You can fix that by changing
c = pow(decimal.Decimal(1/5), decimal.Decimal(b))
to
c = pow(1 / decimal.Decimal(5), decimal.Decimal(b))
or
c = pow(decimal.Decimal(5), decimal.Decimal(-b))
Obviously, a similar change needs to be made to
c = pow(decimal.Decimal(1/239), decimal.Decimal(b))
You could make your code a lot more readable. For starters, you should put the stuff that calculates the arctan series into a function, rather than duplicating it for arctan(1/5) and arctan(1/239).
Also, you don't need to use Decimal for everything. You can just use simple Python integers for things like count and a.

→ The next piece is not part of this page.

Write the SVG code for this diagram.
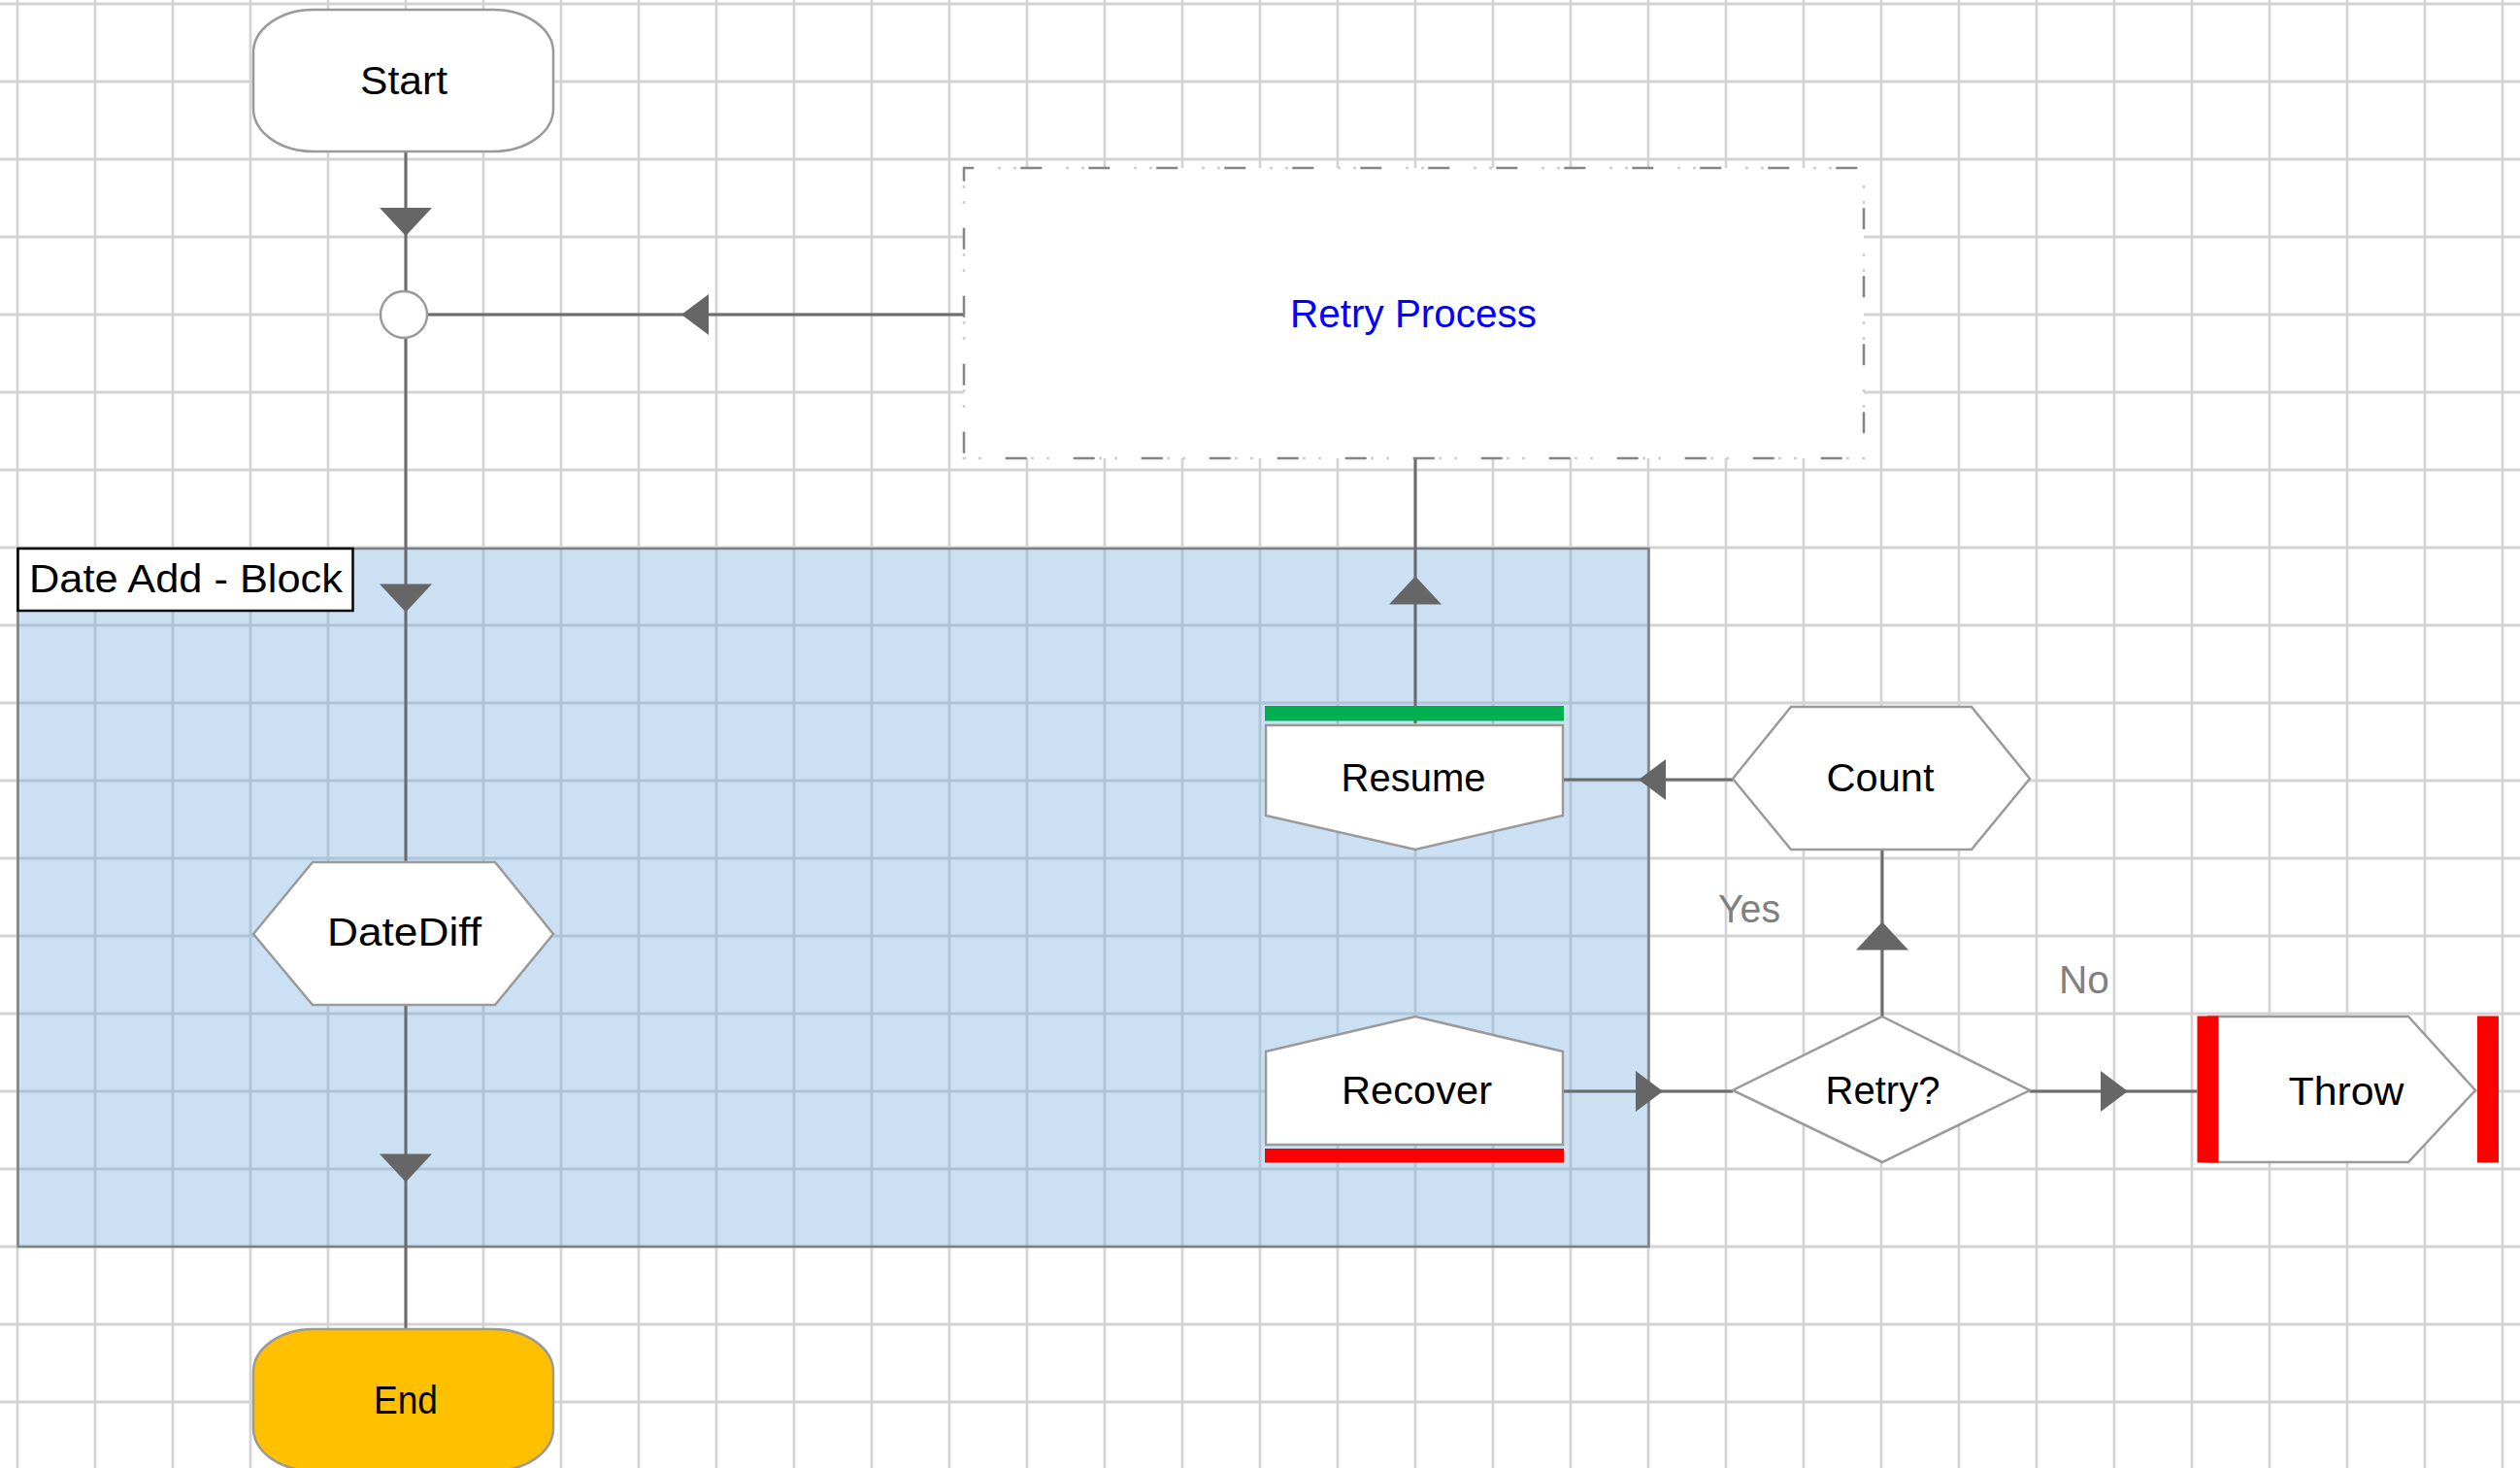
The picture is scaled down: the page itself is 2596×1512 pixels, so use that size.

Eg, your calculation for a can be written as
a = (-1) ** count
or you could just set a to 1 outside the loop and negate it each time through the loop.
Here's a more compact version of your code.
import decimal
decimal.getcontext().prec = 60 #Setting precision
def arccot(n, terms):
base = 1 / decimal.Decimal(n)
result = 0
sign = 1
for b in range(1, 2*terms, 2):
result += sign * (base ** b) / b
sign = -sign
return result
pi = 16 * arccot(5, 50) - 4 * arccot(239, 11)
print(pi)
output
3.14159265358979323846264338327950288419716939937510582094048
The last 4 digits are rubbish, but the rest are fine.